Could you repeat, exactly as they stand, the lines between the one with "Rebuild this chart" and the one with "plt.rcParams['font.size'] = 16", inclusive, minus the pictures?

## begin Task data

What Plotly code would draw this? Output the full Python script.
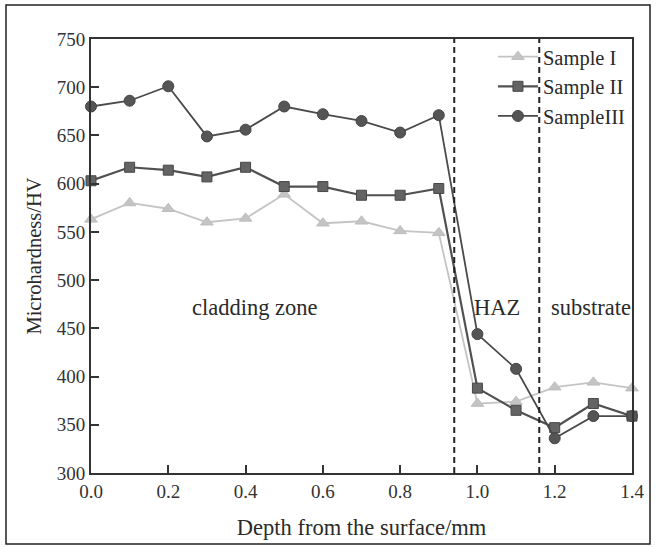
import plotly.graph_objects as go

depth = [0.0, 0.1, 0.2, 0.3, 0.4, 0.5, 0.6, 0.7, 0.8, 0.9, 1.0, 1.1, 1.2, 1.3, 1.4]
sample_1 = [563, 580, 574, 560, 564, 589, 559, 561, 551, 549, 372, 374, 389, 394, 388]
sample_2 = [603, 617, 614, 607, 617, 597, 597, 588, 588, 595, 388, 365, 347, 372, 359]
sample_3 = [680, 686, 701, 649, 656, 680, 672, 665, 653, 671, 444, 408, 336, 359, 359]
series_names = ["Sample I", "Sample II", "SampleIII"]
zone_bounds = [0.94, 1.16]
zone_labels = ["cladding zone", "HAZ", "substrate"]
zone_label_x = [0.425, 1.05, 1.295]
zone_label_y = 472
x_ticks = [0.0, 0.2, 0.4, 0.6, 0.8, 1.0, 1.2, 1.4]
y_ticks = [300, 350, 400, 450, 500, 550, 600, 650, 700, 750]

FONT = "Liberation Serif, Times New Roman, serif"

fig = go.Figure()
styles = [
    dict(color="#c4c4c4", symbol="triangle-up", size=11, lw=1.8, mc="#c4c4c4", ml="#bdbdbd"),
    dict(color="#505050", symbol="square", size=10, lw=2.2, mc="#646464", ml="#474747"),
    dict(color="#4a4a4a", symbol="circle", size=11, lw=1.8, mc="#555555", ml="#444444"),
]
for name, ys, st in zip(series_names, [sample_1, sample_2, sample_3], styles):
    fig.add_trace(go.Scatter(
        x=depth, y=ys, name=name, mode="lines+markers",
        line=dict(color=st["color"], width=st["lw"]),
        marker=dict(symbol=st["symbol"], size=st["size"], color=st["mc"],
                    line=dict(color=st["ml"], width=1)),
        cliponaxis=False,
    ))

for xb in zone_bounds:
    fig.add_shape(type="line", xref="x", yref="paper", x0=xb, x1=xb, y0=0, y1=1,
                  line=dict(color="#222222", width=2, dash="6px,4px"))

for lbl, lx in zip(zone_labels, zone_label_x):
    fig.add_annotation(x=lx, y=zone_label_y, xref="x", yref="y", text=lbl,
                       showarrow=False, font=dict(family=FONT, size=22.5, color="#2a2a2a"))

# outer image border
fig.add_shape(type="rect", xref="paper", yref="paper",
              x0=(6 - 91) / 541, x1=(650 - 91) / 541,
              y0=(473 - 544) / 434, y1=(473 - 5) / 434,
              line=dict(color="#222222", width=1.5))

axis_common = dict(
    showline=True, linecolor="#333333", linewidth=2, mirror=True,
    ticks="inside", ticklen=8, tickwidth=2, tickcolor="#333333",
    showgrid=False, zeroline=False,
    tickfont=dict(family=FONT, size=19, color="#333333"),
)
fig.update_xaxes(range=[0, 1.4], tickvals=x_ticks, ticktext=[f"{v:.1f}" for v in x_ticks],
                 title=dict(text="Depth from the surface/mm", font=dict(family=FONT, size=22.5, color="#2a2a2a"),
                            standoff=18),
                 **axis_common)
fig.update_yaxes(range=[300, 750], tickvals=y_ticks,
                 title=dict(text="Microhardness/HV", font=dict(family=FONT, size=20.5, color="#2a2a2a"),
                            standoff=10),
                 **axis_common)

fig.update_layout(
    width=656, height=547,
    margin=dict(l=91, r=24, t=39, b=74),
    paper_bgcolor="white", plot_bgcolor="white",
    font=dict(family=FONT, color="#2a2a2a"),
    legend=dict(x=0.743, y=1.005, xanchor="left", yanchor="top",
                bgcolor="rgba(0,0,0,0)", font=dict(family=FONT, size=20.5, color="#2a2a2a"),
                tracegroupgap=0, itemwidth=40),
    showlegend=True,
)

fig.write_html("out.html", config={"displayModeBar": False},
               post_script="document.body.style.margin='0';document.body.style.padding='0';")
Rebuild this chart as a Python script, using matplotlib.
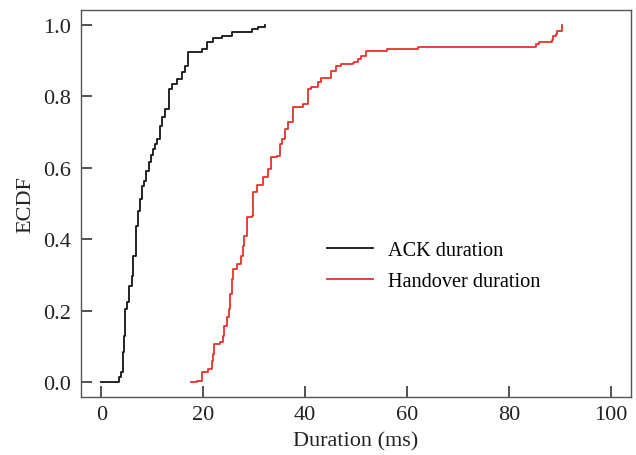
import matplotlib
matplotlib.use("Agg")
import matplotlib.pyplot as plt

# ECDF step corners (duration in ms, cumulative fraction)
ack_x = [0.0, 2.9, 3.4, 3.9, 4.25, 4.5, 4.7, 5.0, 5.5, 6.0, 6.3, 6.8, 7.1, 7.5, 8.0,
         8.3, 8.8, 9.3, 9.8, 10.2, 10.6, 11.0, 11.5, 12.0, 12.5, 13.2, 13.8, 14.8,
         15.8, 16.4, 17.1, 18.4, 19.7, 20.7, 22.0, 23.6, 25.6, 29.5, 30.8, 32.2]
ack_y = [0.0, 0.0, 0.013, 0.027, 0.083, 0.130, 0.204, 0.223, 0.270, 0.298, 0.354,
         0.438, 0.480, 0.513, 0.550, 0.564, 0.590, 0.615, 0.635, 0.653, 0.667, 0.681,
         0.717, 0.741, 0.765, 0.821, 0.835, 0.849, 0.868, 0.885, 0.924, 0.924, 0.933,
         0.953, 0.963, 0.970, 0.981, 0.989, 0.994, 1.0]

ho_x = [17.6, 18.7, 19.7, 21.0, 21.7, 22.0, 22.2, 23.3, 23.8, 24.1, 24.6, 25.1, 25.2,
        25.6, 25.9, 26.7, 27.5, 27.8, 28.0, 28.5, 29.5, 29.8, 30.5, 31.8, 32.7, 33.4,
        34.4, 35.0, 35.4, 36.0, 36.7, 37.6, 38.6, 39.6, 40.6, 41.2, 42.5, 43.2, 44.8,
        45.1, 46.0, 47.1, 49.4, 49.7, 50.4, 51.0, 51.9, 55.9, 56.0, 62.2, 84.9, 85.3,
        85.9, 88.5, 88.6, 89.2, 89.5, 90.5]
ho_y = [0.0, 0.004, 0.027, 0.036, 0.060, 0.078, 0.106, 0.111, 0.130, 0.158, 0.181,
        0.204, 0.246, 0.289, 0.317, 0.331, 0.354, 0.382, 0.410, 0.461, 0.466, 0.531,
        0.552, 0.573, 0.597, 0.629, 0.634, 0.667, 0.681, 0.709, 0.727, 0.769, 0.769,
        0.779, 0.821, 0.825, 0.839, 0.851, 0.851, 0.872, 0.886, 0.891, 0.893, 0.897,
        0.905, 0.912, 0.926, 0.926, 0.933, 0.939, 0.939, 0.947, 0.953, 0.959, 0.968,
        0.975, 0.984, 1.0]

x_ticks = [0, 20, 40, 60, 80, 100]
y_ticks = [0.0, 0.2, 0.4, 0.6, 0.8, 1.0]

plt.rcParams['font.family'] = ['Liberation Serif', 'DejaVu Serif']
plt.rcParams['font.size'] = 16

fig = plt.figure(figsize=(6.36, 4.56), dpi=100)
ax = fig.add_axes([81 / 636, 58 / 456, 550 / 636, 387 / 456])

ax.plot(ack_x, ack_y, drawstyle='steps-post', color='#141414', lw=1.3, label='ACK duration')
ax.plot(ho_x, ho_y, drawstyle='steps-post', color='#e3342a', lw=1.3, label='Handover duration')

ax.set_xlim(-4, 104)
ax.set_ylim(-0.042, 1.042)
ax.set_xticks(x_ticks)
ax.set_yticks(y_ticks)
ax.set_yticklabels([f'{v:.1f}' for v in y_ticks])
ax.tick_params(direction='in', length=8, width=1.1, pad=6, colors='#222222', labelsize=16)
ax.tick_params(axis='y', pad=7)
for s in ax.spines.values():
    s.set_linewidth(1.0)
    s.set_color('#555555')

ax.set_xlabel('Duration (ms)', labelpad=5, color='#222222')
ax.set_ylabel('ECDF', labelpad=6, color='#222222')

ax.legend(loc='upper left', bbox_to_anchor=(0.447, 0.404), frameon=False,
          borderaxespad=0, borderpad=0, handlelength=2.3, handletextpad=0.74,
          labelspacing=0.57, fontsize=14.6)

fig.savefig('out.png', dpi=100)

## end Task data

Task solution:
Rebuild this chart as a Python script, using matplotlib.
import matplotlib
matplotlib.use("Agg")
import matplotlib.pyplot as plt

# ECDF step corners (duration in ms, cumulative fraction)
ack_x = [0.0, 2.9, 3.4, 3.9, 4.25, 4.5, 4.7, 5.0, 5.5, 6.0, 6.3, 6.8, 7.1, 7.5, 8.0,
         8.3, 8.8, 9.3, 9.8, 10.2, 10.6, 11.0, 11.5, 12.0, 12.5, 13.2, 13.8, 14.8,
         15.8, 16.4, 17.1, 18.4, 19.7, 20.7, 22.0, 23.6, 25.6, 29.5, 30.8, 32.2]
ack_y = [0.0, 0.0, 0.013, 0.027, 0.083, 0.130, 0.204, 0.223, 0.270, 0.298, 0.354,
         0.438, 0.480, 0.513, 0.550, 0.564, 0.590, 0.615, 0.635, 0.653, 0.667, 0.681,
         0.717, 0.741, 0.765, 0.821, 0.835, 0.849, 0.868, 0.885, 0.924, 0.924, 0.933,
         0.953, 0.963, 0.970, 0.981, 0.989, 0.994, 1.0]

ho_x = [17.6, 18.7, 19.7, 21.0, 21.7, 22.0, 22.2, 23.3, 23.8, 24.1, 24.6, 25.1, 25.2,
        25.6, 25.9, 26.7, 27.5, 27.8, 28.0, 28.5, 29.5, 29.8, 30.5, 31.8, 32.7, 33.4,
        34.4, 35.0, 35.4, 36.0, 36.7, 37.6, 38.6, 39.6, 40.6, 41.2, 42.5, 43.2, 44.8,
        45.1, 46.0, 47.1, 49.4, 49.7, 50.4, 51.0, 51.9, 55.9, 56.0, 62.2, 84.9, 85.3,
        85.9, 88.5, 88.6, 89.2, 89.5, 90.5]
ho_y = [0.0, 0.004, 0.027, 0.036, 0.060, 0.078, 0.106, 0.111, 0.130, 0.158, 0.181,
        0.204, 0.246, 0.289, 0.317, 0.331, 0.354, 0.382, 0.410, 0.461, 0.466, 0.531,
        0.552, 0.573, 0.597, 0.629, 0.634, 0.667, 0.681, 0.709, 0.727, 0.769, 0.769,
        0.779, 0.821, 0.825, 0.839, 0.851, 0.851, 0.872, 0.886, 0.891, 0.893, 0.897,
        0.905, 0.912, 0.926, 0.926, 0.933, 0.939, 0.939, 0.947, 0.953, 0.959, 0.968,
        0.975, 0.984, 1.0]

x_ticks = [0, 20, 40, 60, 80, 100]
y_ticks = [0.0, 0.2, 0.4, 0.6, 0.8, 1.0]

plt.rcParams['font.family'] = ['Liberation Serif', 'DejaVu Serif']
plt.rcParams['font.size'] = 16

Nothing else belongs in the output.